I also found that quite interesting. It's quite similar to my own view ... let's see, an October 12 variant:

Twitter, and much of the rest of the Web 2.0 / dot com firms mostly are solving the problem of "where can we invest all of this free money the Federal Reserve is pumping out while real financial returns are so low. The fact that much of the business model supported by these ventures is effectively advertising, and that a lion's share of the advertising is itself FIRE (Finance, Insurance, Real Estate) sector -- also bolstered by easy money / liquidity / QE2, or electronics goods, dittos, makes me think that this is all one hell of a massive bubble. At some time it's going to pop, and it's going to be all kinds of ugly -- the dot-com bust will look like salad days in comparison.

(Comment on the post in question)

https://plus.google.com/104119855035793551431/posts/QQrWKvBx...

So, yes, Spiegel's comments on the Fed and money are pretty interesting. Not sure if it's confirmation bias on my part or just confirmation.




I'd be interested to hear how you're betting on the bubble. Are you shorting stocks? Buying puts? Some kind of real estate ETF? Are you actively betting or just sideline speculating? Not trying be passive aggressive - I've just been trying to come up with a good strategy myself to bet on an imminent bubble.

Also, could you provide more detail on how QE money is ending up in VC pockets? I was under the impression that most of the large-scale-asset purchase money is simply sitting in bank reserves - check out the 2nd graph showing how much of QE has actually made it into circulation [0]. I'm not sure exactly how the "free money" of the Fed is ending up in Twitter's coffers.

[0] http://www.frbsf.org/economic-research/publications/economic...


I'm taking a longer-term view and investing in personal capital on the basis of that.

Money in bank reserves doesn't, of and by itself, provide revenue growth. Banks put the money someplace else.
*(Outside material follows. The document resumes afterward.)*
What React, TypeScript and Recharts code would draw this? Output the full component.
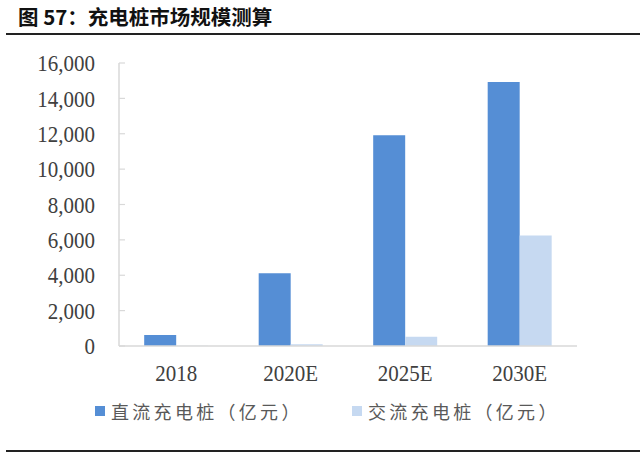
import React from 'react';
import { BarChart, Bar, XAxis, YAxis, Legend } from 'recharts';

const categories = ['2018', '2020E', '2025E', '2030E'];
const dcValues = [620, 4120, 11920, 14920];
const acValues = [10, 100, 530, 6250];
const yTicks = [0, 2000, 4000, 6000, 8000, 10000, 12000, 14000, 16000];
const seriesNames = ['直流充电桩（亿元）', '交流充电桩（亿元）'];
const seriesColors = ['#558ED5', '#C6D9F1'];
const title = '图 57：充电桩市场规模测算';

const data = categories.map((c, i) => ({ name: c, dc: dcValues[i], ac: acValues[i] }));

const fmt = (v: number) => v.toLocaleString('en-US');

const YTick = (props: any) => {
  const { x, y, payload } = props;
  return (
    <g>
      <line x1={x + 24} x2={x + 30} y1={y} y2={y} stroke="#d9d9d9" strokeWidth={1.2} />
      <g transform={`translate(${x},${y}) scale(1,1.12)`}>
        <text x={0} y={0} dy="0.35em" textAnchor="end" fill="#404040" fontSize={21} fontFamily="'Liberation Serif', serif">
          {fmt(payload.value)}
        </text>
      </g>
    </g>
  );
};

const XTick = (props: any) => {
  const { x, y, payload } = props;
  return (
    <g transform={`translate(${x},${y}) scale(1,1.12)`}>
      <text x={0} y={0} dy="0.71em" textAnchor="middle" fill="#404040" fontSize={21} fontFamily="'Liberation Serif', serif">
        {payload.value}
      </text>
    </g>
  );
};

const LegendContent = () => (
  <div style={{ position: 'relative', height: 24, width: 640 }}>
    {seriesNames.map((n, i) => (
      <div key={n} style={{ position: 'absolute', left: i === 0 ? 95 : 352, top: 0, display: 'flex', alignItems: 'center', height: 24 }}>
        <span style={{ display: 'inline-block', width: 10, height: 10, background: seriesColors[i], marginRight: 6 }} />
        <span style={{ fontFamily: "'Noto Sans CJK SC', sans-serif", fontSize: 18, letterSpacing: 3.3, color: '#595959', whiteSpace: 'nowrap' }}>{n}</span>
      </div>
    ))}
  </div>
);

export default function App() {
  return (
    <div style={{ position: 'absolute', left: 0, top: 0, width: 640, height: 456, background: '#fff', overflow: 'hidden' }}>
      <div style={{ position: 'absolute', left: 18, top: 1, fontFamily: "'Noto Sans CJK SC', sans-serif", fontWeight: 700, fontSize: 20.5, color: '#111', whiteSpace: 'nowrap' }}>
        {title}
      </div>
      <div style={{ position: 'absolute', left: 6, right: 0, top: 33, height: 2, background: '#222' }} />
      <div style={{ position: 'absolute', left: 6, right: 0, top: 450, height: 2, background: '#222' }} />
      <BarChart
        width={640}
        height={456}
        data={data}
        margin={{ top: 63, right: 63, left: 0, bottom: 80 }}
        barCategoryGap="22%"
        barGap={0}
      >
        <XAxis
          dataKey="name"
          axisLine={{ stroke: '#d9d9d9', strokeWidth: 1.5 }}
          tickLine={false}
          tickSize={0}
          tickMargin={18}
          height={30}
          tick={<XTick />}
          interval={0}
        />
        <YAxis
          domain={[0, 16000]}
          ticks={yTicks}
          width={119}
          axisLine={{ stroke: '#d9d9d9', strokeWidth: 1.5 }}
          tickLine={false}
          tickSize={0}
          tickMargin={24}
          tick={<YTick />}
          interval={0}
        />
        <Legend
          verticalAlign="middle"
          align="center"
          wrapperStyle={{ top: 399, left: 0, width: 640 }}
          content={<LegendContent />}
        />
        <Bar dataKey="dc" name={seriesNames[0]} fill={seriesColors[0]} isAnimationActive={false} />
        <Bar dataKey="ac" name={seriesNames[1]} fill={seriesColors[1]} isAnimationActive={false} />
      </BarChart>
    </div>
  );
}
Some of that goes back into Government paper. Some into offshore tax havens (the avoided tax is an immediate gains). Some 10-20% of all finanicial wealth is there -- $21 - 30 trillion as of this past July:

http://www.winnipegfreepress.com/opinion/editorials/close-do...

Other funds end up in various investment operations -- some are HFT, some are speculating in commodities or other real assets (stories of Goldman's operations in this area are interesting), some ends up chasing tech opportunities -- it's one of the few economic sectors offering much promise. Though I suspect a lot of it's overrated.

Most present "investment opportunities" strike me as quite ephemeral, though the volatility may allow for gains for the extremely astute. Or lucky.